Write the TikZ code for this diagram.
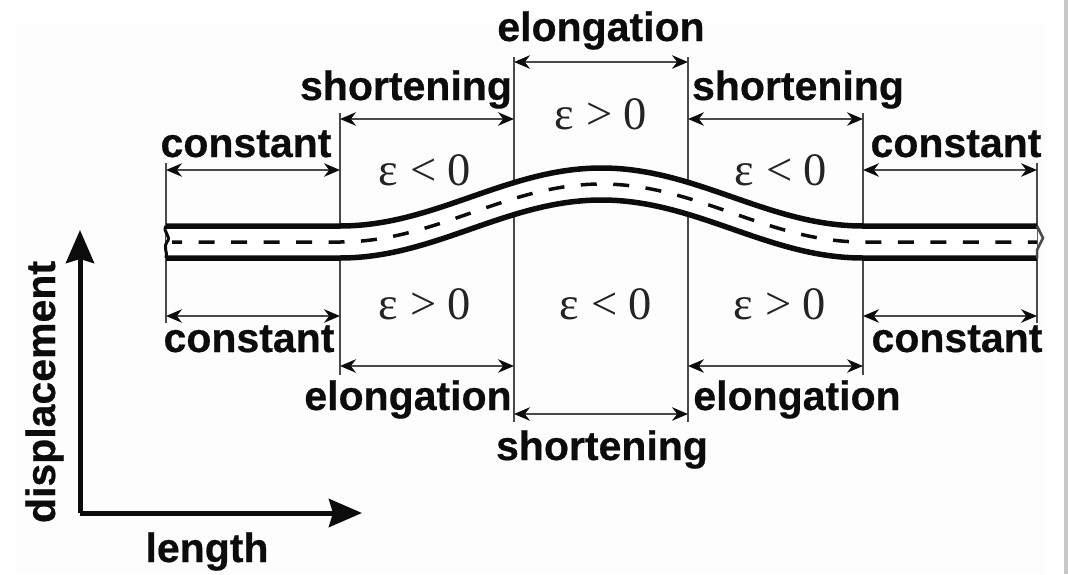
\documentclass[tikz,border=0pt]{standalone}
\usepackage{fontspec}
\setmainfont{Liberation Sans}[BoldFeatures={FakeBold=0.5}]
\newfontfamily\serifeps{Liberation Serif}
\usetikzlibrary{arrows.meta}
\definecolor{ink}{HTML}{0C0C0C}
\definecolor{rule}{HTML}{4A4A4A}
\definecolor{paper}{HTML}{FDFDFD}
\tikzset{
  x=1pt,y=-1pt,
  lab/.style={font=\fontsize{41}{41}\selectfont\bfseries,text=ink,anchor=base,inner sep=0pt,outer sep=0pt},
  eps/.style={font=\serifeps\fontsize{46.5}{46.5}\selectfont,text=ink!90,anchor=base,inner sep=0pt},
  guide/.style={draw=rule,line width=1.8pt},
  span/.style={draw=rule,line width=1.8pt,{Stealth[length=16pt,width=13.5pt,color=ink]}-{Stealth[length=16pt,width=13.5pt,color=ink]}},
  band/.style={draw=ink,line width=5.5pt},
  mid/.style={draw=ink,line width=3.5pt,dash pattern=on 16pt off 16.5pt,dash phase=6pt},
  axisline/.style={draw=ink,line width=5pt,line join=round},
}
\begin{document}
\begin{tikzpicture}
\useasboundingbox (0,0) rectangle (1068,574);
\fill[white] (0,0) rectangle (1068,574);
\fill[paper] (16,24) rectangle (1045,574);
\fill[black!22] (1064,0) rectangle (1068,574);
% guides
\foreach \n/\x/\a/\b in {A/166/163/323,B/340/113/375,C/514/57/422,D/688/57/422,E/863/113/375,F/1037/163/323}{
  \coordinate (\n t) at (\x,\a);
  \coordinate (\n b) at (\x,\b);
  \draw[guide] (\n t) -- (\n b);
}
% span arrows
\coordinate (C1) at (514,62); \coordinate (D1) at (688,62);
\coordinate (B2) at (340,119); \coordinate (C2) at (514,119);
\coordinate (D2) at (688,119); \coordinate (E2) at (863,119);
\coordinate (A3) at (166,170); \coordinate (B3) at (340,170);
\coordinate (E3) at (863,170); \coordinate (F3) at (1037,170);
\coordinate (A4) at (166,316); \coordinate (B4) at (340,316);
\coordinate (E4) at (863,316); \coordinate (F4) at (1037,316);
\coordinate (B5) at (340,366); \coordinate (C5) at (514,366);
\coordinate (D5) at (688,366); \coordinate (E5) at (863,366);
\coordinate (C6) at (514,414); \coordinate (D6) at (688,414);
\draw[span] (C1) -- (D1);
\draw[span] (B2) -- (C2);
\draw[span] (D2) -- (E2);
\draw[span] (A3) -- (B3);
\draw[span] (E3) -- (F3);
\draw[span] (A4) -- (B4);
\draw[span] (E4) -- (F4);
\draw[span] (B5) -- (C5);
\draw[span] (D5) -- (E5);
\draw[span] (C6) -- (D6);
% band
\fill[white] (166,226) -- plot[domain=340:863,samples=90] (\x,{226-29*(1-cos((\x-340)*0.68834))}) -- (1037,226) -- (1037,258) -- plot[domain=863:340,samples=90] (\x,{258-29*(1-cos((\x-340)*0.68834))}) -- (166,258) -- cycle;
\draw[band] (166,226) -- plot[domain=340:863,samples=90] (\x,{226-29*(1-cos((\x-340)*0.68834))}) -- (1037,226);
\draw[band] (166,258) -- plot[domain=340:863,samples=90] (\x,{258-29*(1-cos((\x-340)*0.68834))}) -- (1037,258);
\draw[mid] (172,242) -- plot[domain=340:863,samples=90] (\x,{242-29*(1-cos((\x-340)*0.68834))}) -- (1037,242);
% broken ends
\draw[draw=ink,line width=3pt] (166,226) .. controls (162,232) and (172,236) .. (167,242) .. controls (163,248) and (168,252) .. (166,258);
\draw[draw=rule,line width=2.5pt] (1037,226) -- (1043,238) -- (1037,250) -- (1037,258);
% axes
\coordinate (origin) at (80,513);
\coordinate (ytip) at (80,230);
\coordinate (xtip) at (362,513);
\draw[axisline,-{Stealth[length=33pt,width=28pt,inset=4pt]}] (origin) -- (ytip);
\draw[axisline,-{Stealth[length=33pt,width=28pt,inset=4pt]}] (origin) -- (xtip);
% labels
\node[lab] (l1) at (601,41) {elongation};
\node[lab] (l2) at (406,100) {shortening};
\node[lab] (l3) at (798,100) {shortening};
\node[lab] (l4) at (246,157) {constant};
\node[lab] (l5) at (956,157) {constant};
\node[lab] (l6) at (249,352) {constant};
\node[lab] (l7) at (957,352) {constant};
\node[lab] (l8) at (408,410) {elongation};
\node[lab] (l9) at (797,410) {elongation};
\node[lab] (l10) at (602,460) {shortening};
\node[lab] (l11) at (207,562) {length};
\node[lab,rotate=90] (l12) at (55,392) {displacement};
\node[eps] (e1) at (601,129) {ε > 0};
\node[eps] (e2) at (425,185) {ε < 0};
\node[eps] (e3) at (781,185) {ε < 0};
\node[eps] (e4) at (425,319) {ε > 0};
\node[eps] (e5) at (606,319) {ε < 0};
\node[eps] (e6) at (780,319) {ε > 0};
\end{tikzpicture}
\end{document}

::::::::

Work to do -
Your task is to reproduce all of the material exactly. The pictures stay out.

Result of this task -
Write the TikZ code for this diagram.
\documentclass[tikz,border=0pt]{standalone}
\usepackage{fontspec}
\setmainfont{Liberation Sans}[BoldFeatures={FakeBold=0.5}]
\newfontfamily\serifeps{Liberation Serif}
\usetikzlibrary{arrows.meta}
\definecolor{ink}{HTML}{0C0C0C}
\definecolor{rule}{HTML}{4A4A4A}
\definecolor{paper}{HTML}{FDFDFD}
\tikzset{
  x=1pt,y=-1pt,
  lab/.style={font=\fontsize{41}{41}\selectfont\bfseries,text=ink,anchor=base,inner sep=0pt,outer sep=0pt},
  eps/.style={font=\serifeps\fontsize{46.5}{46.5}\selectfont,text=ink!90,anchor=base,inner sep=0pt},
  guide/.style={draw=rule,line width=1.8pt},
  span/.style={draw=rule,line width=1.8pt,{Stealth[length=16pt,width=13.5pt,color=ink]}-{Stealth[length=16pt,width=13.5pt,color=ink]}},
  band/.style={draw=ink,line width=5.5pt},
  mid/.style={draw=ink,line width=3.5pt,dash pattern=on 16pt off 16.5pt,dash phase=6pt},
  axisline/.style={draw=ink,line width=5pt,line join=round},
}
\begin{document}
\begin{tikzpicture}
\useasboundingbox (0,0) rectangle (1068,574);
\fill[white] (0,0) rectangle (1068,574);
\fill[paper] (16,24) rectangle (1045,574);
\fill[black!22] (1064,0) rectangle (1068,574);
% guides
\foreach \n/\x/\a/\b in {A/166/163/323,B/340/113/375,C/514/57/422,D/688/57/422,E/863/113/375,F/1037/163/323}{
  \coordinate (\n t) at (\x,\a);
  \coordinate (\n b) at (\x,\b);
  \draw[guide] (\n t) -- (\n b);
}
% span arrows
\coordinate (C1) at (514,62); \coordinate (D1) at (688,62);
\coordinate (B2) at (340,119); \coordinate (C2) at (514,119);
\coordinate (D2) at (688,119); \coordinate (E2) at (863,119);
\coordinate (A3) at (166,170); \coordinate (B3) at (340,170);
\coordinate (E3) at (863,170); \coordinate (F3) at (1037,170);
\coordinate (A4) at (166,316); \coordinate (B4) at (340,316);
\coordinate (E4) at (863,316); \coordinate (F4) at (1037,316);
\coordinate (B5) at (340,366); \coordinate (C5) at (514,366);
\coordinate (D5) at (688,366); \coordinate (E5) at (863,366);
\coordinate (C6) at (514,414); \coordinate (D6) at (688,414);
\draw[span] (C1) -- (D1);
\draw[span] (B2) -- (C2);
\draw[span] (D2) -- (E2);
\draw[span] (A3) -- (B3);
\draw[span] (E3) -- (F3);
\draw[span] (A4) -- (B4);
\draw[span] (E4) -- (F4);
\draw[span] (B5) -- (C5);
\draw[span] (D5) -- (E5);
\draw[span] (C6) -- (D6);
% band
\fill[white] (166,226) -- plot[domain=340:863,samples=90] (\x,{226-29*(1-cos((\x-340)*0.68834))}) -- (1037,226) -- (1037,258) -- plot[domain=863:340,samples=90] (\x,{258-29*(1-cos((\x-340)*0.68834))}) -- (166,258) -- cycle;
\draw[band] (166,226) -- plot[domain=340:863,samples=90] (\x,{226-29*(1-cos((\x-340)*0.68834))}) -- (1037,226);
\draw[band] (166,258) -- plot[domain=340:863,samples=90] (\x,{258-29*(1-cos((\x-340)*0.68834))}) -- (1037,258);
\draw[mid] (172,242) -- plot[domain=340:863,samples=90] (\x,{242-29*(1-cos((\x-340)*0.68834))}) -- (1037,242);
% broken ends
\draw[draw=ink,line width=3pt] (166,226) .. controls (162,232) and (172,236) .. (167,242) .. controls (163,248) and (168,252) .. (166,258);
\draw[draw=rule,line width=2.5pt] (1037,226) -- (1043,238) -- (1037,250) -- (1037,258);
% axes
\coordinate (origin) at (80,513);
\coordinate (ytip) at (80,230);
\coordinate (xtip) at (362,513);
\draw[axisline,-{Stealth[length=33pt,width=28pt,inset=4pt]}] (origin) -- (ytip);
\draw[axisline,-{Stealth[length=33pt,width=28pt,inset=4pt]}] (origin) -- (xtip);
% labels
\node[lab] (l1) at (601,41) {elongation};
\node[lab] (l2) at (406,100) {shortening};
\node[lab] (l3) at (798,100) {shortening};
\node[lab] (l4) at (246,157) {constant};
\node[lab] (l5) at (956,157) {constant};
\node[lab] (l6) at (249,352) {constant};
\node[lab] (l7) at (957,352) {constant};
\node[lab] (l8) at (408,410) {elongation};
\node[lab] (l9) at (797,410) {elongation};
\node[lab] (l10) at (602,460) {shortening};
\node[lab] (l11) at (207,562) {length};
\node[lab,rotate=90] (l12) at (55,392) {displacement};
\node[eps] (e1) at (601,129) {ε > 0};
\node[eps] (e2) at (425,185) {ε < 0};
\node[eps] (e3) at (781,185) {ε < 0};
\node[eps] (e4) at (425,319) {ε > 0};
\node[eps] (e5) at (606,319) {ε < 0};
\node[eps] (e6) at (780,319) {ε > 0};
\end{tikzpicture}
\end{document}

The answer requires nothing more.